You also will become drunk; you will try to hide, and you will also look for a refuge from your enemy.
12 Al uw vastigheden zijn vijgebomen met de eerste vruchten; indien zij geschud worden, zo vallen zij dien op den mond, die ze eten wil.
All your fortresses will be like fig trees with the earliest ripe figs: if they are shaken, they fall into the mouth of the eater.
13 Ziet, uw volk zal in het midden van u tot vrouwen worden; de poorten uws lands zullen uw vijanden wijd geopend worden; het vuur zal uw grendelen verteren.
See, the people among you are women; the gates of your land have been opened wide to your enemies; fire has devoured their bars.
14 Schep u water ter belegering; versterk uw vastigheden; ga in de klei, en treed in het leem; verbeter den ticheloven.
Go draw water for the siege; strengthen your fortresses; go into the clay and tread the mortar; pick up the molds for the bricks.
15 Het vuur zal u aldaar verteren; het zwaard zal u uitroeien, het zal u afeten, als de kevers, vermeerder u als sprinkhanen.
Fire will devour you there, and the sword will destroy you. It will devour you as young locusts devour everything. Make yourselves as many as the young locusts, as many as the full-grown locusts.
16 Gij hebt meer handelaars, dan er sterren aan den hemel zijn; de kevers zullen invallen, en er van vliegen.
You have multiplied your merchants more than the stars in the heavens; but they are like young locusts: they plunder the land and then fly away.
17 Uw gekroonden zijn als de sprinkhanen, en uw krijgsoversten als de grote kevers, die zich in de heiningmuren legeren in de koude der dagen; wanneer de zon opgaat, zo vliegen zij weg, alzo dat hun plaats onbekend is, waar zij geweest zijn.
Your princes are as many as the full-grown locusts, and your generals are like swarms of them that camp in the walls on a cold day. But when the sun rises they fly away to no one knows where.
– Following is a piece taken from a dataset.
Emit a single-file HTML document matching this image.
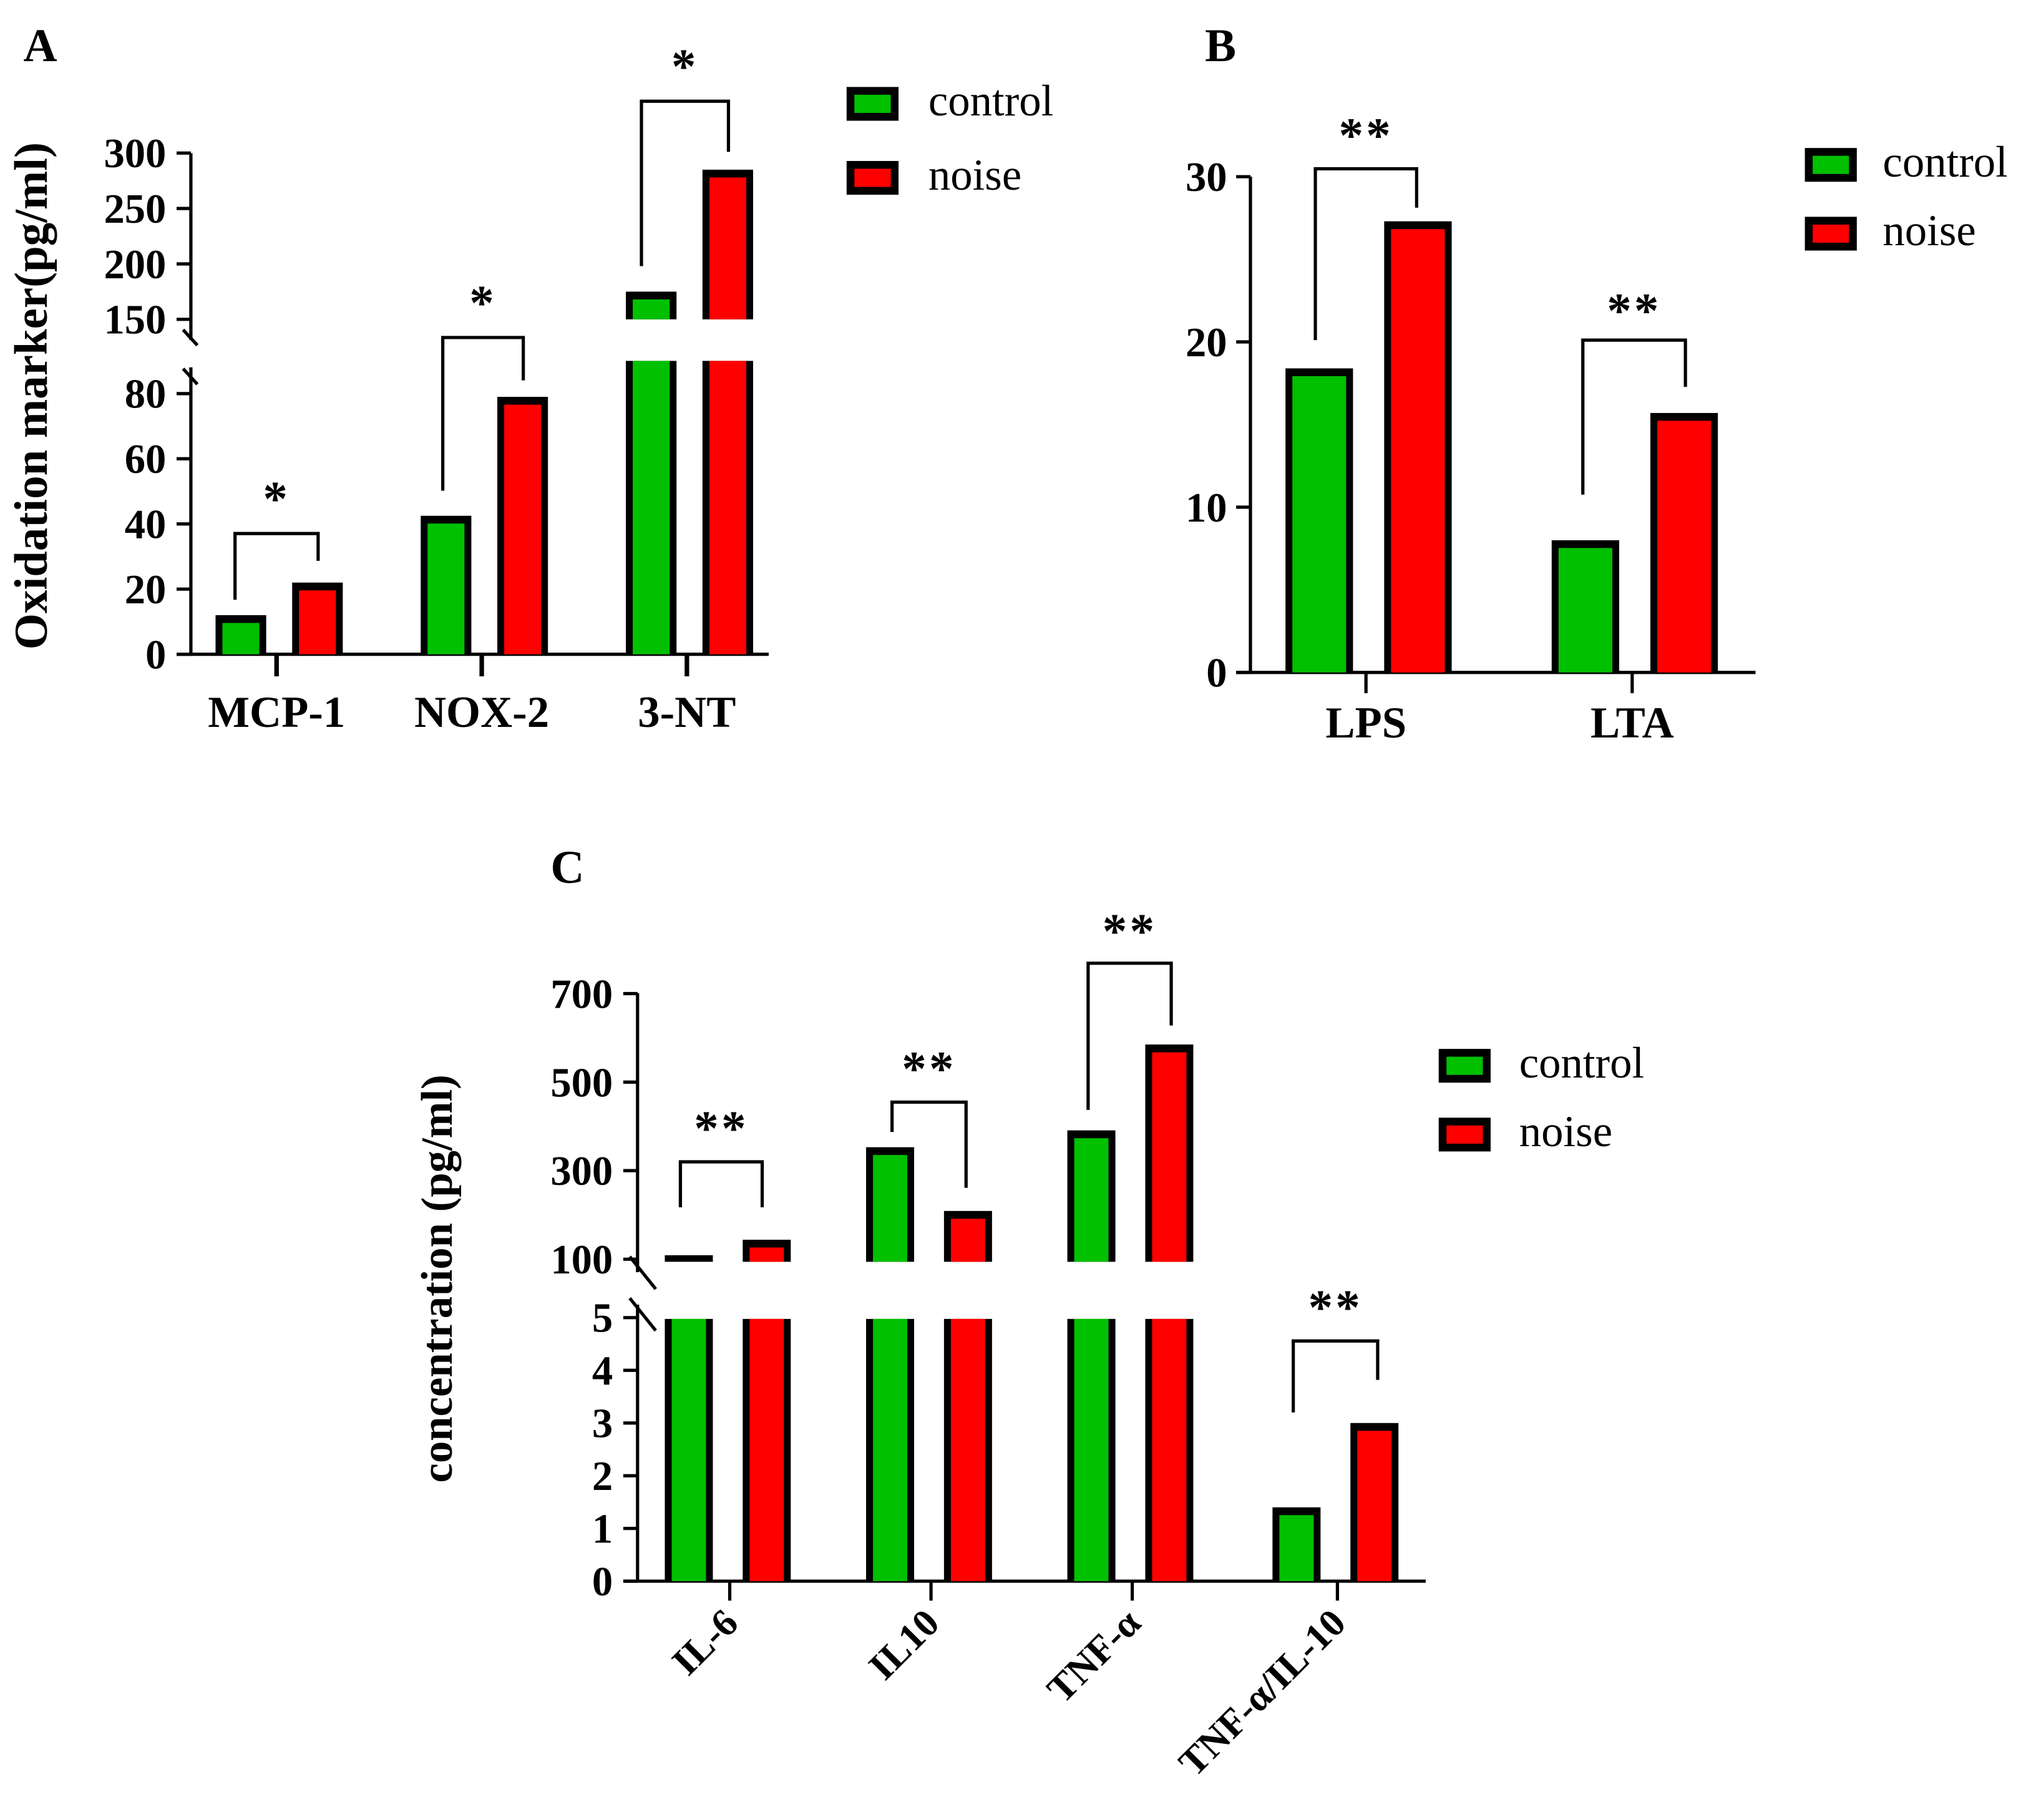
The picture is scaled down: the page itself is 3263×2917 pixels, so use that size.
<!DOCTYPE html>
<html><head><meta charset="utf-8"><style>
html,body{margin:0;padding:0;background:#fff;}
svg{display:block;}
text{font-family:"Liberation Serif",serif;fill:#000;}
</style></head><body>
<svg id="fig" width="3263" height="2917" viewBox="0 0 1568 1402" preserveAspectRatio="none" xmlns="http://www.w3.org/2000/svg"></svg>
<script>
// Panel A data
const aCategories = ["MCP-1","NOX-2","3-NT"];
const aControl = [12, 42.5, 175];
const aNoise = [22, 79, 285];
const aTicksLow = [0,20,40,60,80];
const aTicksHigh = [150,200,250,300];
// Panel B data
const bCategories = ["LPS","LTA"];
const bControl = [18.4, 8.0];
const bNoise = [27.3, 15.7];
const bTicks = [0,10,20,30];
// Panel C data
const cCategories = ["IL-6","IL10","TNF-α","TNF-α/IL-10"];
const cControl = [109, 353, 391, 1.4];
const cNoise = [144, 209, 585, 3.0];
const cTicksLow = [0,1,2,3,4,5];
const cTicksHigh = [100,300,500,700];

const NS="http://www.w3.org/2000/svg";
const svg=document.getElementById('fig');
function mk(tag,attrs,parent){const e=document.createElementNS(NS,tag);for(const k in attrs)e.setAttribute(k,attrs[k]);(parent||svg).appendChild(e);return e;}
function line(x1,y1,x2,y2,w,name){const l=mk('line',{x1,y1,x2,y2,stroke:'#000','stroke-width':w||2});


return l;}
function txt(x,y,s,size,opts,name){const t=mk('text',Object.assign({x,y,'font-size':size},opts||{}));t.textContent=s;


return t;}
function bar(x,w,yTop,yBot,color,name,topThick){
  const g=mk('g',{});
  
  
  mk('rect',{x:x,y:yTop,width:w,height:Math.max(0,yBot-yTop),fill:'#000'},g);
  const b=5.3, tb=topThick?6:0;
  const ih=yBot-yTop-tb;
  if(ih>0) mk('rect',{x:x+b,y:yTop+tb,width:w-2*b,height:ih,fill:color},g);
  return g;
}
function fullBar(x,w,yTop,yBot,color,name){
  const g=mk('g',{});
  
  
  mk('rect',{x:x,y:yTop,width:w,height:yBot-yTop,fill:'#000'},g);
  mk('rect',{x:x+5.3,y:yTop+6,width:w-10.6,height:Math.max(0,yBot-yTop-6),fill:color},g);
}
function bracket(x1,x2,y,l1,l2,stars,sy,name){
  const p=mk('path',{d:`M${x1},${l1} V${y} H${x2} V${l2}`,fill:'none',stroke:'#000','stroke-width':2.5});
  
  
  txt((x1+x2)/2,sy,stars,38,{'text-anchor':'middle','font-weight':'bold','letter-spacing':'2'},name+'-significance');
}
function legend(x,y1,y2,tx,size,prefix){
  [[y1,'#00c000','control'],[y2,'#ff0000','noise']].forEach(([y,c,l])=>{
    const r=mk('rect',{x:x+3,y:y+3,width:34,height:20,fill:c,stroke:'#000','stroke-width':6});
    
    
    txt(tx,y+22,l,size,{},prefix+'-legend-'+l);
  });
}
const TB={'font-weight':'bold','text-anchor':'end'};

// ===== Panel A =====
txt(18,47,'A',36,{'font-weight':'bold'},'panel-a-label');
function yA(v){return v>=150?246-(v-150)*42.7/50:504-v*50.2/20;}
const aBreakHi=246, aBreakLo=278;
line(147,118,147,262,2.5,'a-y-axis-upper');
line(147,283,147,505,2.5,'a-y-axis-lower');
line(136,504,592,504,2.5,'a-x-axis');
line(141,254,152,266,2.5,'a-axis-break-1');
line(141,284,152,296,2.5,'a-axis-break-2');
aTicksHigh.forEach(t=>{line(136,yA(t),147,yA(t),2.5,'a-y-tick');txt(128,yA(t)+11,String(t),32,TB,'a-y-tick-label');});
aTicksLow.forEach(t=>{line(136,yA(t),147,yA(t),2.5,'a-y-tick');txt(128,yA(t)+11,String(t),32,TB,'a-y-tick-label');});
txt(0,0,'Oxidation marker(pg/ml)',36,{'font-weight':'bold','text-anchor':'middle',transform:'translate(36,305) rotate(-90)'},'a-y-axis-title');
const aCenters=[213,371,529];
aCategories.forEach((c,i)=>{
  const cx=aCenters[i];
  line(cx,504,cx,521,3.5,'a-x-tick');
  txt(cx,560,c,34,{'font-weight':'bold','text-anchor':'middle'},'a-x-label-'+c);
  [[aControl[i],cx-47,'#00c000','control'],[aNoise[i],cx+12,'#ff0000','noise']].forEach(([v,x,col,s])=>{
    const nm='a-bar-'+c+'-'+s;
    if(v>=150){bar(x,39,yA(v),aBreakHi,col,nm,true);bar(x,39,aBreakLo,504,col,nm+'-lower',false);}
    else fullBar(x,39,yA(v),504,col,nm);
  });
});
bracket(181,245,411,462,432,'*',397,'a-mcp1');
bracket(341,403,260,378,293,'*',246,'a-nox2');
bracket(494,561,78,205,117,'*',64,'a-3nt');
legend(652,67,124,715,34,'a');

// ===== Panel B =====
txt(928,47,'B',36,{'font-weight':'bold'},'panel-b-label');
function yB(v){return 518-v*127.3/10;}
line(963,136,963,519,2.5,'b-y-axis');
line(952,518,1352,518,2.5,'b-x-axis');
bTicks.forEach(t=>{line(952,yB(t),963,yB(t),2.5,'b-y-tick');txt(945,yB(t)+11,String(t),32,TB,'b-y-tick-label');});
const bCenters=[1052,1257];
bCategories.forEach((c,i)=>{
  const cx=bCenters[i];
  line(cx,518,cx,534,2.5,'b-x-tick');
  txt(cx,568,c,34,{'font-weight':'bold','text-anchor':'middle'},'b-x-label-'+c);
  fullBar(cx-62,52,yB(bControl[i]),518,'#00c000','b-bar-'+c+'-control');
  fullBar(cx+14,52,yB(bNoise[i]),518,'#ff0000','b-bar-'+c+'-noise');
});
bracket(1013,1091,130,262,160,'**',117,'b-lps');
bracket(1219,1298,262,381,298,'**',252,'b-lta');
legend(1390,114,167,1450,34,'b');

// ===== Panel C =====
txt(424,680,'C',36,{'font-weight':'bold'},'panel-c-label');
function yC(v){return v>=100?970-(v-100)*68.2/200:1218-v*40.6;}
const cBreakHi=972, cBreakLo=1016;
line(491,765,491,980,2.5,'c-y-axis-upper');
line(491,1005,491,1219,2.5,'c-y-axis-lower');
line(480,1218,1098,1218,2.5,'c-x-axis');
line(485,968,505,993,2.5,'c-axis-break-1');
line(485,1000,505,1025,2.5,'c-axis-break-2');
cTicksHigh.forEach(t=>{line(480,yC(t),491,yC(t),2.5,'c-y-tick');txt(472,yC(t)+11,String(t),32,TB,'c-y-tick-label');});
cTicksLow.forEach(t=>{line(480,yC(t),491,yC(t),2.5,'c-y-tick');txt(472,yC(t)+11,String(t),32,TB,'c-y-tick-label');});
txt(0,0,'concentration (pg/ml)',34,{'font-weight':'bold','text-anchor':'middle',transform:'translate(348,985) rotate(-90)'},'c-y-axis-title');
const cCenters=[562,717,872,1030];
cCategories.forEach((c,i)=>{
  const cx=cCenters[i];
  line(cx,1218,cx,1233,2.5,'c-x-tick');
  txt(0,0,c,30,{'font-weight':'bold','text-anchor':'end',transform:`translate(${cx+8},${1252}) rotate(-45)`},'c-x-label-'+c);
  [[cControl[i],cx-50,'#00c000','control'],[cNoise[i],cx+10,'#ff0000','noise']].forEach(([v,x,col,s])=>{
    const nm='c-bar-'+c+'-'+s;
    if(v>=100){bar(x,37,yC(v),cBreakHi,col,nm,true);bar(x,37,cBreakLo,1218,col,nm+'-lower',false);}
    else fullBar(x,37,yC(v),1218,col,nm);
  });
});
bracket(524,587,895,930,930,'**',882,'c-il6');
bracket(687,744,849,872,915,'**',836,'c-il10');
bracket(838,902,742,855,790,'**',730,'c-tnf');
bracket(996,1061,1033,1088,1063,'**',1020,'c-ratio');
legend(1108,808,861,1170,34,'c');
</script>
</body></html>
18 Uw herders zullen sluimeren, o koning van Assur! uw voortreffelijken zullen zich leggen, uw volk zal zich op de bergen wijd uitbreiden, en niemand zal ze verzamelen.
King of Assyria, your shepherds are asleep; your rulers are lying down resting. Your people are scattered on the mountains, and there is no one to gather them.
19 Er is geen samentrekking voor uw breuk, uw plage is smartelijk; allen, die het gerucht van u horen, zullen de handen over u klappen; want over wien is uw boosheid niet geduriglijk gegaan?
No healing is possible for your wounds. Your wounds are severe. Everyone who hears the news about you will clap their hands in joy over you. Who has escaped your constant wickedness?